**Listed entries**.
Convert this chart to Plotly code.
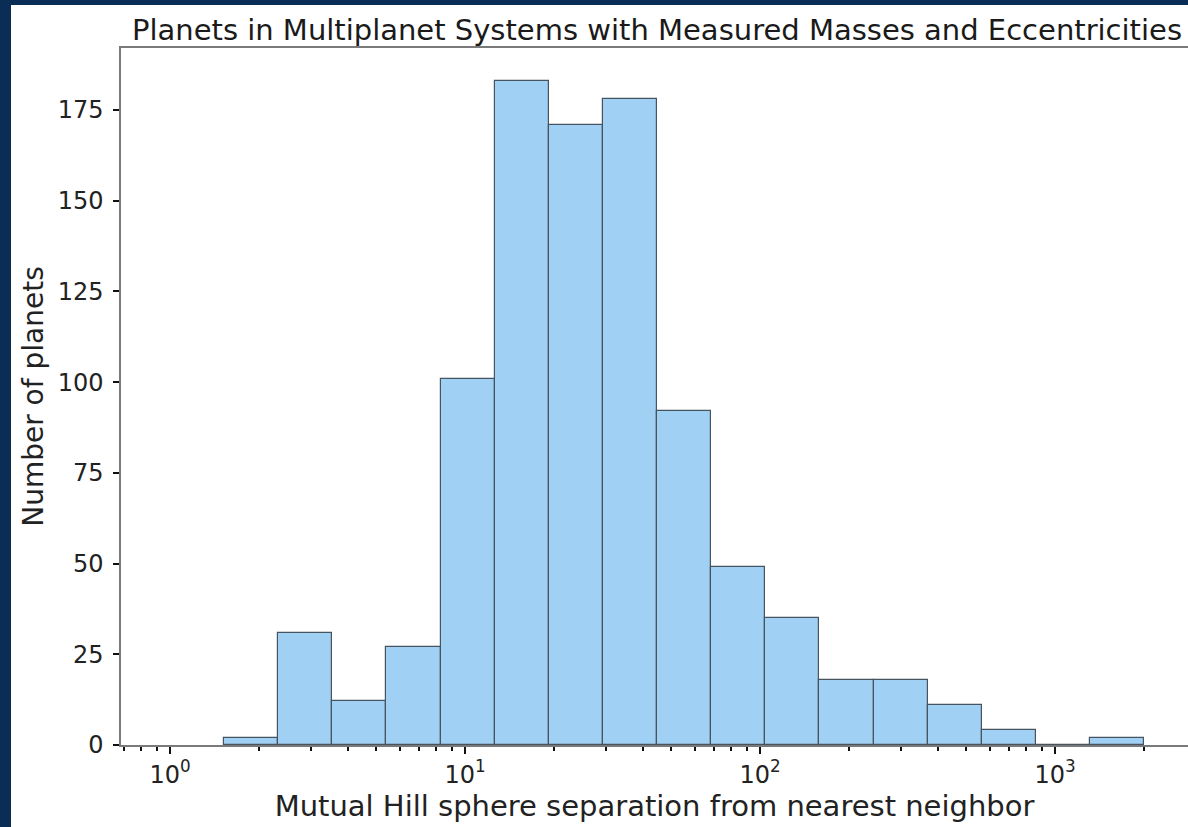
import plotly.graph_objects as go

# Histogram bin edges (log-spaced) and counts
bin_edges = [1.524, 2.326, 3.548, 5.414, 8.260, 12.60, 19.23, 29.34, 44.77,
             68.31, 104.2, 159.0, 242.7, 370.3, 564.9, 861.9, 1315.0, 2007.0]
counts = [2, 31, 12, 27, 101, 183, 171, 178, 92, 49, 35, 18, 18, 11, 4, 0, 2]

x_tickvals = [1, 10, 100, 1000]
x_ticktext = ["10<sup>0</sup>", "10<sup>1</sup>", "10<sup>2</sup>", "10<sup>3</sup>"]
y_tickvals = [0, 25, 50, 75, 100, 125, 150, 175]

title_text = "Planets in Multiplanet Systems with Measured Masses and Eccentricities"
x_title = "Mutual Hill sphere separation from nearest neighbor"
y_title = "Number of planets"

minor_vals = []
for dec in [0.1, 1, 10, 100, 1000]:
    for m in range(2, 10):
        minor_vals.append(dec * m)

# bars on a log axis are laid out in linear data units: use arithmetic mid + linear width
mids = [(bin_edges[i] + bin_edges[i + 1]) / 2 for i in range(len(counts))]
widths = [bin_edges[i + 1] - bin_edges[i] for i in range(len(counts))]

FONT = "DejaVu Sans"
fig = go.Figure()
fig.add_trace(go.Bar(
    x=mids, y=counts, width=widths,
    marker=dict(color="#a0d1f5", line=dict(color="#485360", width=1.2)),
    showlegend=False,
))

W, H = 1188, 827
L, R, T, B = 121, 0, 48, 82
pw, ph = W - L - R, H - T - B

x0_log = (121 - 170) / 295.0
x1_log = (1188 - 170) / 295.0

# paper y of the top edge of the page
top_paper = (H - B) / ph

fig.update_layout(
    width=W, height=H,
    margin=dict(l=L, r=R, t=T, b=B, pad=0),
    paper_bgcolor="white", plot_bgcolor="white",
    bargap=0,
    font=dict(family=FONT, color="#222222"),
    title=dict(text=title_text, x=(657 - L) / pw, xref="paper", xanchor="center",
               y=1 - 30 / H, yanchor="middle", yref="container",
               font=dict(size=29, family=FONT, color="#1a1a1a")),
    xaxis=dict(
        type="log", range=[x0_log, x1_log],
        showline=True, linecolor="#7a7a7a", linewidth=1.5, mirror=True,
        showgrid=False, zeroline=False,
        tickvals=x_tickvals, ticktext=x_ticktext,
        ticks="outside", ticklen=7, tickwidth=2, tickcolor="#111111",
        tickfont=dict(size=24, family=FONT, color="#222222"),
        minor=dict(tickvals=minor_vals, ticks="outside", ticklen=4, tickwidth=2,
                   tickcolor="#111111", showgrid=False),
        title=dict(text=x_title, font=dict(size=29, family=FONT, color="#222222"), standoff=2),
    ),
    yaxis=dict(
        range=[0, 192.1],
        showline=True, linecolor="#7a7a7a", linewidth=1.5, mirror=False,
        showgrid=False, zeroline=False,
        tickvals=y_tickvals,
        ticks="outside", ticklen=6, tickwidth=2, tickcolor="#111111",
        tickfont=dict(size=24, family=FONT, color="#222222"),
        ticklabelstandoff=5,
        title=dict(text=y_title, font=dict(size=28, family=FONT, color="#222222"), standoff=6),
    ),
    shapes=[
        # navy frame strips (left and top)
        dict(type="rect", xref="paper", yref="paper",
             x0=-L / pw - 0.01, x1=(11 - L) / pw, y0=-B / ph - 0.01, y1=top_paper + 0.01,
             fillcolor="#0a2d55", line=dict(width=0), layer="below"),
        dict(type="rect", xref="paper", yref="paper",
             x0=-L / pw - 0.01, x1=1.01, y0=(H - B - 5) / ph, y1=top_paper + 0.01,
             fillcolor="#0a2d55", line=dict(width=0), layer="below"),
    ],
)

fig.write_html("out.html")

--

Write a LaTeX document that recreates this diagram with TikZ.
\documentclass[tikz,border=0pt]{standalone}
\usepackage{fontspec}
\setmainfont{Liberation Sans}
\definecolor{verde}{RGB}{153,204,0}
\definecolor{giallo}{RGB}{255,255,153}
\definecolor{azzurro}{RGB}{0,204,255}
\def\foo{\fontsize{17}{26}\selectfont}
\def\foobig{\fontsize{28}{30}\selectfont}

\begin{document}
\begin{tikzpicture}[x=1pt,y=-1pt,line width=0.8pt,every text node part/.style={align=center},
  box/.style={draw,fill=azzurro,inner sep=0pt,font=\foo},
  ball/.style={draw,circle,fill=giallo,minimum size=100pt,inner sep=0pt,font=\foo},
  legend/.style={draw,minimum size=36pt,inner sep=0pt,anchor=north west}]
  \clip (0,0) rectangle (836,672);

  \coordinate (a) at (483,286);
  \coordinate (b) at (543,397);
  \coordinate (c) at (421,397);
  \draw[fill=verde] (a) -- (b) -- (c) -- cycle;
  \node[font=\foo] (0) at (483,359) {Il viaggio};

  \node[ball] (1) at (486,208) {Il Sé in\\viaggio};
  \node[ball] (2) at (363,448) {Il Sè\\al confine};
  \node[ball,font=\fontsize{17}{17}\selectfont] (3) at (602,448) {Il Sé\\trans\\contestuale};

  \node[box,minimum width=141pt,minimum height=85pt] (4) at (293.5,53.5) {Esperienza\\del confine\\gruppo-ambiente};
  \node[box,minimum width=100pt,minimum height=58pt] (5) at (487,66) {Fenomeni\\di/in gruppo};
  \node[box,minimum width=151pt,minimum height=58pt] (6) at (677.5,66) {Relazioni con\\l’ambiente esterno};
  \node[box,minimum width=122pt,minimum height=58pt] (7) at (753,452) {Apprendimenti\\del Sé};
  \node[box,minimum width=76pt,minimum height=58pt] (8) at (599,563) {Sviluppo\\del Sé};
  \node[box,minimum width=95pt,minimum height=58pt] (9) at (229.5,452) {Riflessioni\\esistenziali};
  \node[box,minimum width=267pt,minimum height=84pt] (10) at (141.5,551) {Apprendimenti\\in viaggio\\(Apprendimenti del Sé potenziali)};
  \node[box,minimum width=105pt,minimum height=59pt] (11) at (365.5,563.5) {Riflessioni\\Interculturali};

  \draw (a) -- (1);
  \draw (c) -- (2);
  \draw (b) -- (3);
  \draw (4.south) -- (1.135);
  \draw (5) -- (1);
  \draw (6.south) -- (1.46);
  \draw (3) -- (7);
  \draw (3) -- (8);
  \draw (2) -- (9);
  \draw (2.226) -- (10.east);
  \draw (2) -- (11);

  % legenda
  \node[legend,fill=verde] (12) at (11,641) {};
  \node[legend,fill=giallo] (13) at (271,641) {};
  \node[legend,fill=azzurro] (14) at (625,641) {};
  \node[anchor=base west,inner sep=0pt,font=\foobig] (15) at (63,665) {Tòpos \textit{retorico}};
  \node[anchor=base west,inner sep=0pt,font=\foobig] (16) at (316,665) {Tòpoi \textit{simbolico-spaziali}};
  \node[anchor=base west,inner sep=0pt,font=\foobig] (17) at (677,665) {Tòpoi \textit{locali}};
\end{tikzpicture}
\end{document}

**Directive**. Repeat exactly the stretch of lines that opens with the line containing "Convert this chart to Plotly code." and closes with the line containing "11, 4, 0, 2]". Leave the pictures out, and add nothing.

**Written solution**.
Convert this chart to Plotly code.
import plotly.graph_objects as go

# Histogram bin edges (log-spaced) and counts
bin_edges = [1.524, 2.326, 3.548, 5.414, 8.260, 12.60, 19.23, 29.34, 44.77,
             68.31, 104.2, 159.0, 242.7, 370.3, 564.9, 861.9, 1315.0, 2007.0]
counts = [2, 31, 12, 27, 101, 183, 171, 178, 92, 49, 35, 18, 18, 11, 4, 0, 2]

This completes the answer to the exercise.